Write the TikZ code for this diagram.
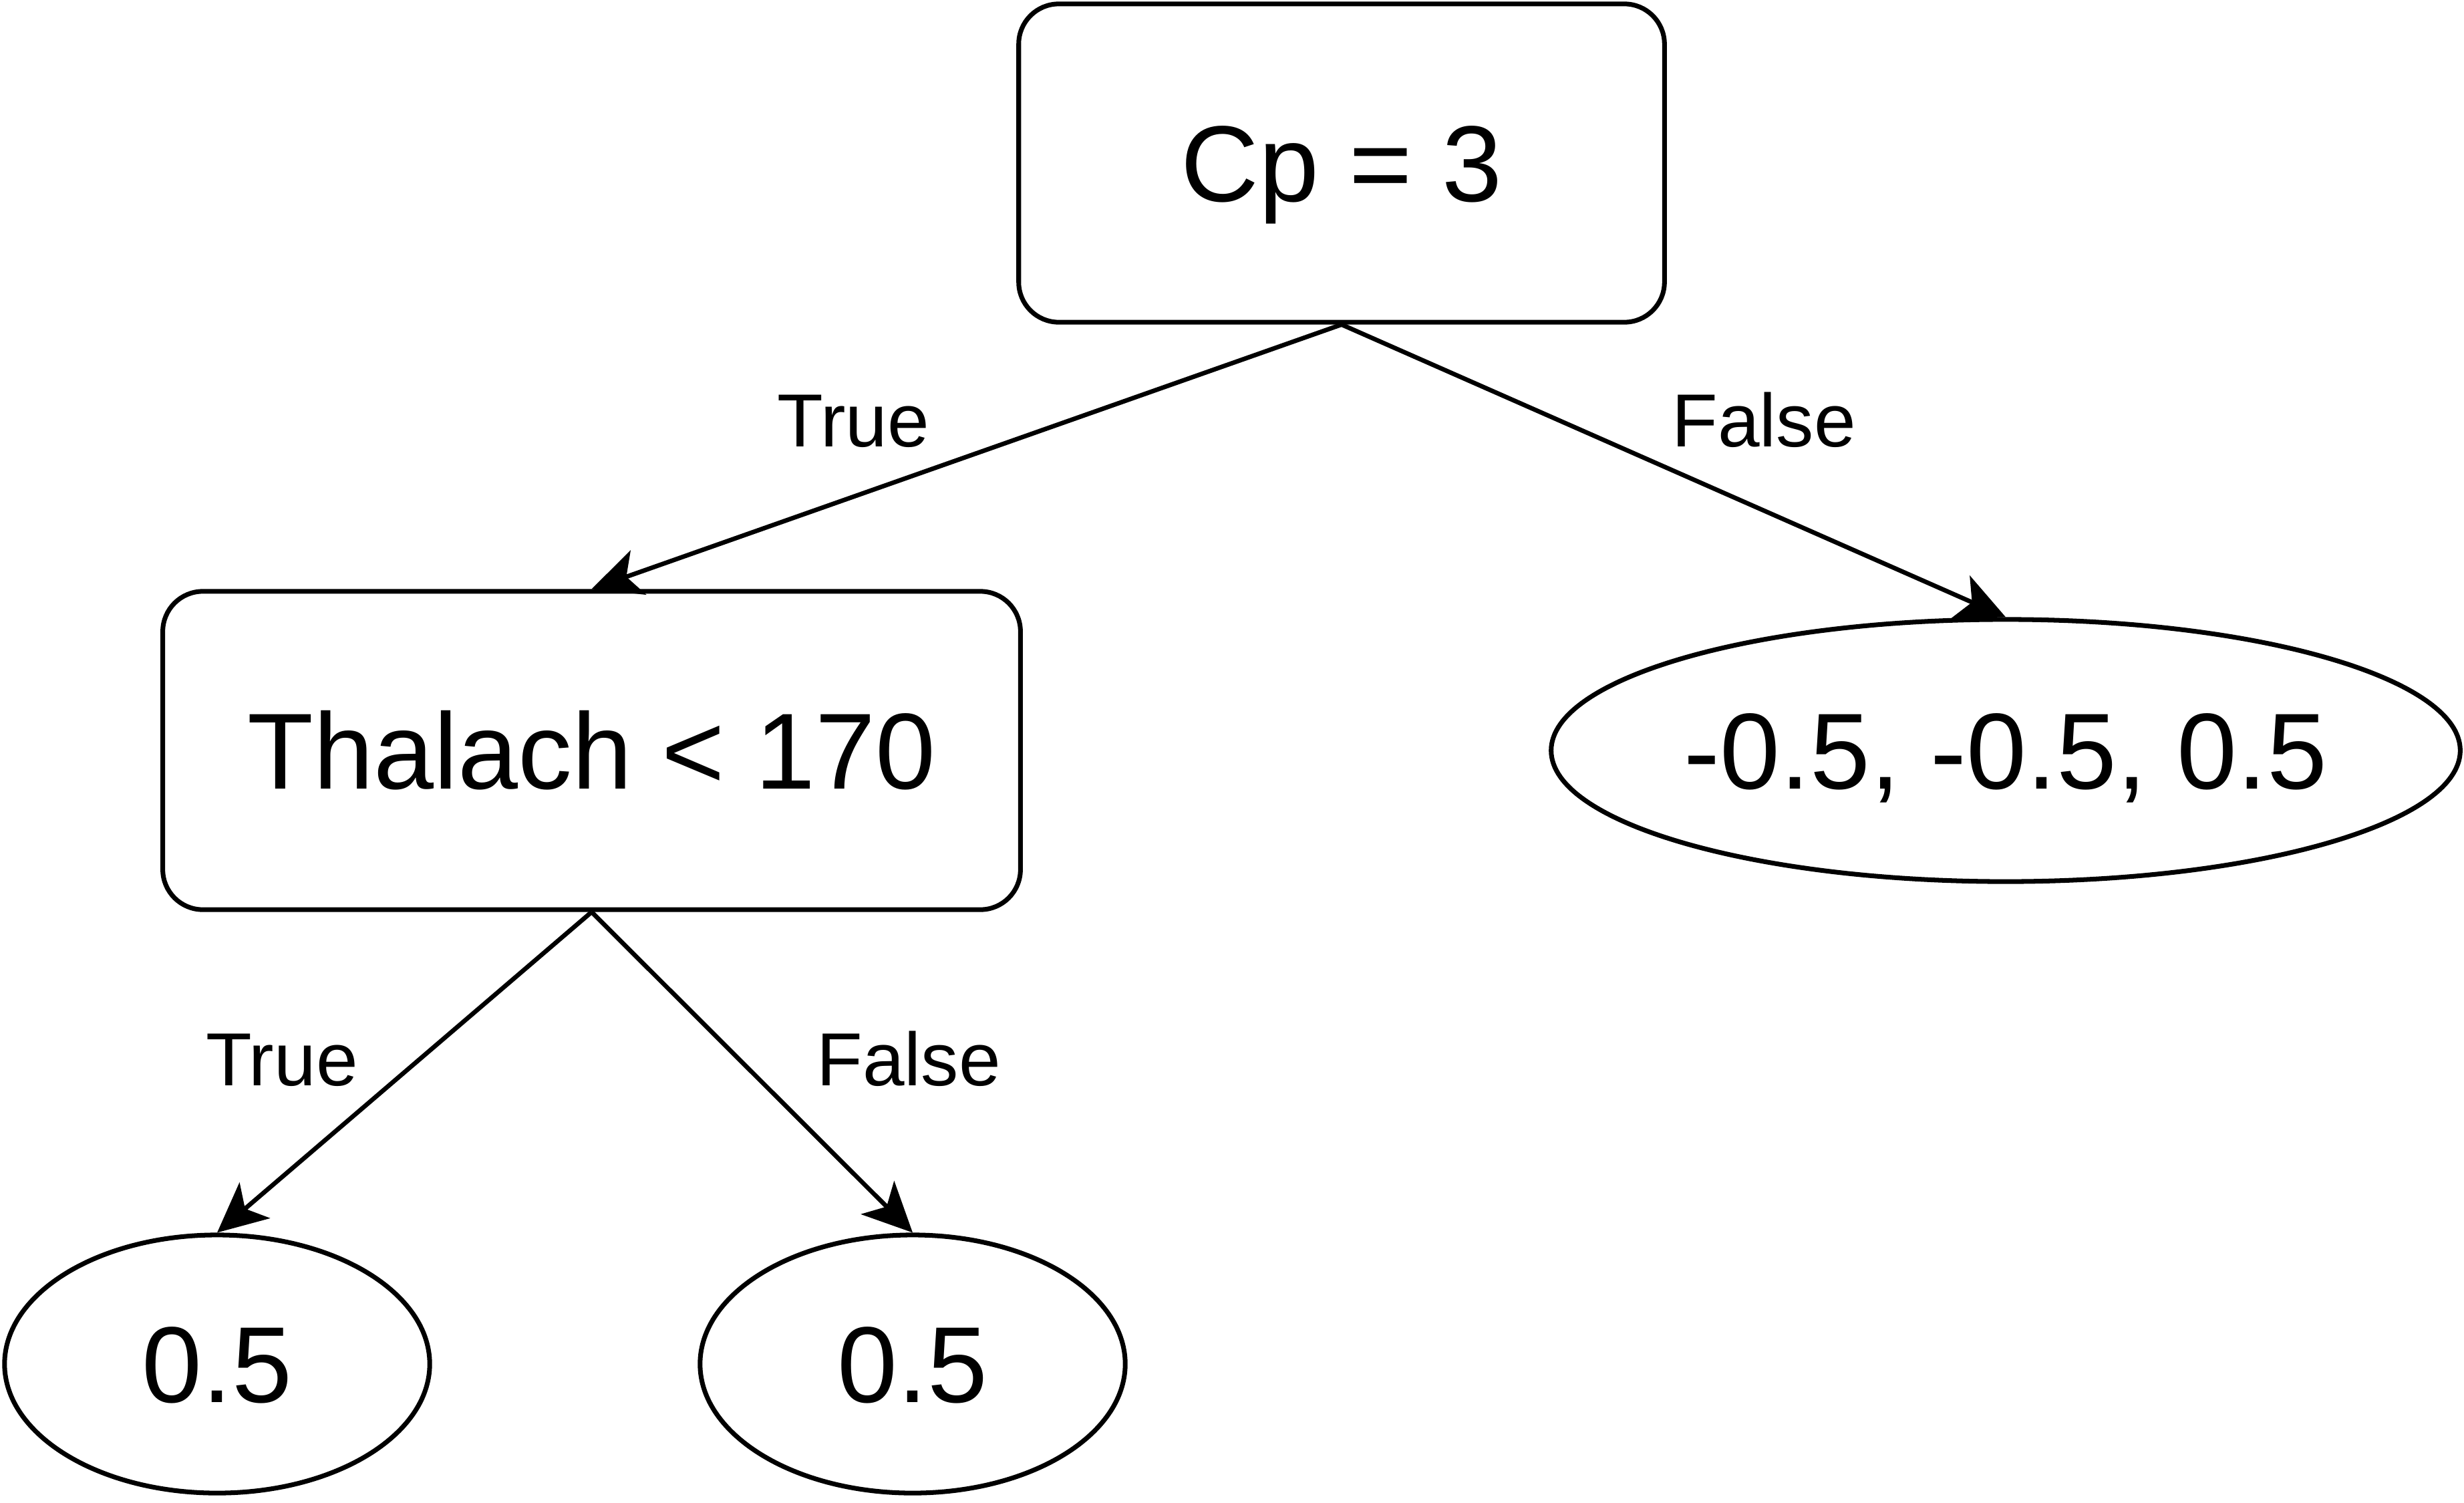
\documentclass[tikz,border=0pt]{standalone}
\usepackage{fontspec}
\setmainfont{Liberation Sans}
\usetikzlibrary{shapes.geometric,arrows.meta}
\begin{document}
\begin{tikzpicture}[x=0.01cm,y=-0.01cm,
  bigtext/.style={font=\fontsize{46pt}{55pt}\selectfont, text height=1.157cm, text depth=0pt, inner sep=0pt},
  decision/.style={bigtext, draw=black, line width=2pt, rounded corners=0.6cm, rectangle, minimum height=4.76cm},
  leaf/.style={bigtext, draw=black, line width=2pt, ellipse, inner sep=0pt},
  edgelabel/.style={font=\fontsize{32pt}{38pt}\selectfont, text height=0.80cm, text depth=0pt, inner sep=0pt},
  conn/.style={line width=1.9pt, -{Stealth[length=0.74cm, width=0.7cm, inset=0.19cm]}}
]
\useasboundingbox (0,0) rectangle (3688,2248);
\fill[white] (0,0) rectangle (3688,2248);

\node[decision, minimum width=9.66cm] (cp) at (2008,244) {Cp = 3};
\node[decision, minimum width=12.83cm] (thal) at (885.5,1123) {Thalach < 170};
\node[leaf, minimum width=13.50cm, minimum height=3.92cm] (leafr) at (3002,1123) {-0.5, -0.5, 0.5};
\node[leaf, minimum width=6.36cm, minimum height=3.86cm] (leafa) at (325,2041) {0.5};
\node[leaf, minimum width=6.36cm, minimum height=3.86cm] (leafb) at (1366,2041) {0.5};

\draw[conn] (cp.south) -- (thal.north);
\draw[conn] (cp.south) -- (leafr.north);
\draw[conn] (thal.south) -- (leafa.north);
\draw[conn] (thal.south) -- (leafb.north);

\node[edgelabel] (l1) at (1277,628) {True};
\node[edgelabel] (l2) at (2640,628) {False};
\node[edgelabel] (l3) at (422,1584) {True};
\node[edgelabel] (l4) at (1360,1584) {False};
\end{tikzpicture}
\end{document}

-----

Task statement:
Print the complete listing exactly, apart from any pictures.

Exercise answer:
Write the TikZ code for this diagram.
\documentclass[tikz,border=0pt]{standalone}
\usepackage{fontspec}
\setmainfont{Liberation Sans}
\usetikzlibrary{shapes.geometric,arrows.meta}
\begin{document}
\begin{tikzpicture}[x=0.01cm,y=-0.01cm,
  bigtext/.style={font=\fontsize{46pt}{55pt}\selectfont, text height=1.157cm, text depth=0pt, inner sep=0pt},
  decision/.style={bigtext, draw=black, line width=2pt, rounded corners=0.6cm, rectangle, minimum height=4.76cm},
  leaf/.style={bigtext, draw=black, line width=2pt, ellipse, inner sep=0pt},
  edgelabel/.style={font=\fontsize{32pt}{38pt}\selectfont, text height=0.80cm, text depth=0pt, inner sep=0pt},
  conn/.style={line width=1.9pt, -{Stealth[length=0.74cm, width=0.7cm, inset=0.19cm]}}
]
\useasboundingbox (0,0) rectangle (3688,2248);
\fill[white] (0,0) rectangle (3688,2248);

\node[decision, minimum width=9.66cm] (cp) at (2008,244) {Cp = 3};
\node[decision, minimum width=12.83cm] (thal) at (885.5,1123) {Thalach < 170};
\node[leaf, minimum width=13.50cm, minimum height=3.92cm] (leafr) at (3002,1123) {-0.5, -0.5, 0.5};
\node[leaf, minimum width=6.36cm, minimum height=3.86cm] (leafa) at (325,2041) {0.5};
\node[leaf, minimum width=6.36cm, minimum height=3.86cm] (leafb) at (1366,2041) {0.5};

\draw[conn] (cp.south) -- (thal.north);
\draw[conn] (cp.south) -- (leafr.north);
\draw[conn] (thal.south) -- (leafa.north);
\draw[conn] (thal.south) -- (leafb.north);

\node[edgelabel] (l1) at (1277,628) {True};
\node[edgelabel] (l2) at (2640,628) {False};
\node[edgelabel] (l3) at (422,1584) {True};
\node[edgelabel] (l4) at (1360,1584) {False};
\end{tikzpicture}
\end{document}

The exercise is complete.